_Instructions for the task_.
Reproduce exactly the lines from the one containing "Recreate this image" through the one containing "-- (315,492.5) -- (77,384)", both included, and nothing else.
[Start]
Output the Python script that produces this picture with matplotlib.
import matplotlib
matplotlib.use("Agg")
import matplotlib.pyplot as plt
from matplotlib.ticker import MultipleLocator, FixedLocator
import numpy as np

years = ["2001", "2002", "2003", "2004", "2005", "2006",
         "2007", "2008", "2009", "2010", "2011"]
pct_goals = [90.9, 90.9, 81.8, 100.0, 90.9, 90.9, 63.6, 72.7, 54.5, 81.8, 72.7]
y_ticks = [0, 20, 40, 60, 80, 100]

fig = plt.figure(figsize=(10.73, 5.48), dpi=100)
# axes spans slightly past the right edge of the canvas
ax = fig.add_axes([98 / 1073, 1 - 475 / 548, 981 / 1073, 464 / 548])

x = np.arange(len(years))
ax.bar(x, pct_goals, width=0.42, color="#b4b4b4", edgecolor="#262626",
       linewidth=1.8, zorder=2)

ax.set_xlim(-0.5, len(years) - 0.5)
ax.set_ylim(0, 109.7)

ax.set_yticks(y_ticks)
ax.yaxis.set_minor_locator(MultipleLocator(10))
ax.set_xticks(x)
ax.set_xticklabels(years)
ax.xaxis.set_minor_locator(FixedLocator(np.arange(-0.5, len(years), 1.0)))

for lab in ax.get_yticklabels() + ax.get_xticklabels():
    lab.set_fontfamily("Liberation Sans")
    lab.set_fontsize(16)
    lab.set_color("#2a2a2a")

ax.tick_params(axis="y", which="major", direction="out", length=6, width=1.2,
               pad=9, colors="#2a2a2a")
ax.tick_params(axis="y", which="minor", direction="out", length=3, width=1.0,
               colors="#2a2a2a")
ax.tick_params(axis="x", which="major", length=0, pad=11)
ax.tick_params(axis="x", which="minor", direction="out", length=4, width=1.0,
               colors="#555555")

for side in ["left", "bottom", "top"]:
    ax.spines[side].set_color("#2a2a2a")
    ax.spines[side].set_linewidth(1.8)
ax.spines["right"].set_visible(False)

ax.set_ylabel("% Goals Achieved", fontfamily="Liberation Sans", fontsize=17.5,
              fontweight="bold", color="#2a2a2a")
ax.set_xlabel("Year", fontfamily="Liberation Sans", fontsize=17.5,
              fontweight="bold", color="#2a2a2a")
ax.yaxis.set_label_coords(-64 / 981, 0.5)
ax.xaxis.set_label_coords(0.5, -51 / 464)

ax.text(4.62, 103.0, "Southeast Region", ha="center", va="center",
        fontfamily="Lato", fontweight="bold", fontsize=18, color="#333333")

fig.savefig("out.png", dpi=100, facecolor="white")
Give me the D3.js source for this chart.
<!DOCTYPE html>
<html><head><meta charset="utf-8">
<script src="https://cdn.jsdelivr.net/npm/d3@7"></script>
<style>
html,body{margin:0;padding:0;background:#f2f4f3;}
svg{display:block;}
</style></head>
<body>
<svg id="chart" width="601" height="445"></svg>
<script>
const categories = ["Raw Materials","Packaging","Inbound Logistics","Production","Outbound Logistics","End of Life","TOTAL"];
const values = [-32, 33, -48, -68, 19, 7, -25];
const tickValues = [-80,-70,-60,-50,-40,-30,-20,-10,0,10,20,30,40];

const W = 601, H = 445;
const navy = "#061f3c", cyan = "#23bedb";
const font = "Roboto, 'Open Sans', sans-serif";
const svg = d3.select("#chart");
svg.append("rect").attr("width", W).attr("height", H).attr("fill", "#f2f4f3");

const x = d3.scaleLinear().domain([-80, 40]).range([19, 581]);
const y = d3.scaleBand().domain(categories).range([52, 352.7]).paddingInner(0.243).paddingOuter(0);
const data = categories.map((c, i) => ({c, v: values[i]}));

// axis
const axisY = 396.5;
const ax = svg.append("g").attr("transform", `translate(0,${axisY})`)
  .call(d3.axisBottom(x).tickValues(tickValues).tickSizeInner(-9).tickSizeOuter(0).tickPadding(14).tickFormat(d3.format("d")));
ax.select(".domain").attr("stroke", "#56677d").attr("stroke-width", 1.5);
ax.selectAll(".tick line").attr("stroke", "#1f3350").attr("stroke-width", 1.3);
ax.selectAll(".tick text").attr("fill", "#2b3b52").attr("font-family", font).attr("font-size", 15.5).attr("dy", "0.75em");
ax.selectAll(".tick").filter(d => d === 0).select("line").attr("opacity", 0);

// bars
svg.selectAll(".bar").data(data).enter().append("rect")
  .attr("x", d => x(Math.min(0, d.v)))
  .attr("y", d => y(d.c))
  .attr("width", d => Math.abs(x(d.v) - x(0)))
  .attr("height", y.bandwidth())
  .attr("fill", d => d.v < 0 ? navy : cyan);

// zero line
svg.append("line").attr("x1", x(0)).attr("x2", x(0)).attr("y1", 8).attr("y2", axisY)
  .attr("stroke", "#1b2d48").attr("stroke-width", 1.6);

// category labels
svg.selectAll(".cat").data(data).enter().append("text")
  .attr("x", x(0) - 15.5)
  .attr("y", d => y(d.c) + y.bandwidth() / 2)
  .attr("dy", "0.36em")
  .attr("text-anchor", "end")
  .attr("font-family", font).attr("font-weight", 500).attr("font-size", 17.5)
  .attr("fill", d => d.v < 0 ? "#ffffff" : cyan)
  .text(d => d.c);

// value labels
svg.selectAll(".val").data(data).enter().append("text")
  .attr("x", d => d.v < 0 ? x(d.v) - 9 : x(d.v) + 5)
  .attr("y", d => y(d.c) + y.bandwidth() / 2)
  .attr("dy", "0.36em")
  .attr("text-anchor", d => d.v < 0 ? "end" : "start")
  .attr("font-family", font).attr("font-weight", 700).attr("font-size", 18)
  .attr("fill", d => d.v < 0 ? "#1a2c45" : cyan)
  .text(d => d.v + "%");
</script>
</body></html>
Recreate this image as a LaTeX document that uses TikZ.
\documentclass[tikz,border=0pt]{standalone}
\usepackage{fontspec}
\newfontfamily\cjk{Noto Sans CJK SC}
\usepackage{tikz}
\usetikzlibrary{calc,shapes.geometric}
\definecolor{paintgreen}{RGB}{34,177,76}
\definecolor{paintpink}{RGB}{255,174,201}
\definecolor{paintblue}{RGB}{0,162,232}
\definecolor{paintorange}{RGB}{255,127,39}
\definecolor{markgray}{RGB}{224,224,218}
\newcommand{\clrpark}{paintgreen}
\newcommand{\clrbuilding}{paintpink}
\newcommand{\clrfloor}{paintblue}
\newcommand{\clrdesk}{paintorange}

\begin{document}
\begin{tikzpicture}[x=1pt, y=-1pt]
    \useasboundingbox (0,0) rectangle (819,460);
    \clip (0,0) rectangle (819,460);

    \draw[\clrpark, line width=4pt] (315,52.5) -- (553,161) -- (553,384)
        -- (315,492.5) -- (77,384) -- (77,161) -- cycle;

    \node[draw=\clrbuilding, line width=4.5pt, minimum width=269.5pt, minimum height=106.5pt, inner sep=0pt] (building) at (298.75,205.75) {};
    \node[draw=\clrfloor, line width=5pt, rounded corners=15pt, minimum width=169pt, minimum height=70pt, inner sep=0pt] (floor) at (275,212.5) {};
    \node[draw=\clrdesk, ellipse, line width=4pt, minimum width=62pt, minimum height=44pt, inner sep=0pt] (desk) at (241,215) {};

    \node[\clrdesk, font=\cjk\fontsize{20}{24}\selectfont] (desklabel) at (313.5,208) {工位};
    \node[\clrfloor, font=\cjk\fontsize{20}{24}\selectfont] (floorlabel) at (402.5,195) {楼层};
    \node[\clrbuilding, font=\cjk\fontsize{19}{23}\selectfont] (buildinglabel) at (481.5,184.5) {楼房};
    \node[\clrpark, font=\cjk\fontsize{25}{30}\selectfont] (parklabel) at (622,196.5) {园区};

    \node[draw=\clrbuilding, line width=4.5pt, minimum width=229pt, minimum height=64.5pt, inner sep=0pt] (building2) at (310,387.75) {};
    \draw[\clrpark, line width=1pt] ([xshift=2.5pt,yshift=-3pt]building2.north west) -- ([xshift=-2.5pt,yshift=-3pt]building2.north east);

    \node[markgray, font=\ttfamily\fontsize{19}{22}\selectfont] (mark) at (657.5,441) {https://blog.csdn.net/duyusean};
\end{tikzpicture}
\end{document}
[End]
_Exercise response_.
Recreate this image as a LaTeX document that uses TikZ.
\documentclass[tikz,border=0pt]{standalone}
\usepackage{fontspec}
\newfontfamily\cjk{Noto Sans CJK SC}
\usepackage{tikz}
\usetikzlibrary{calc,shapes.geometric}
\definecolor{paintgreen}{RGB}{34,177,76}
\definecolor{paintpink}{RGB}{255,174,201}
\definecolor{paintblue}{RGB}{0,162,232}
\definecolor{paintorange}{RGB}{255,127,39}
\definecolor{markgray}{RGB}{224,224,218}
\newcommand{\clrpark}{paintgreen}
\newcommand{\clrbuilding}{paintpink}
\newcommand{\clrfloor}{paintblue}
\newcommand{\clrdesk}{paintorange}

\begin{document}
\begin{tikzpicture}[x=1pt, y=-1pt]
    \useasboundingbox (0,0) rectangle (819,460);
    \clip (0,0) rectangle (819,460);

    \draw[\clrpark, line width=4pt] (315,52.5) -- (553,161) -- (553,384)
        -- (315,492.5) -- (77,384) -- (77,161) -- cycle;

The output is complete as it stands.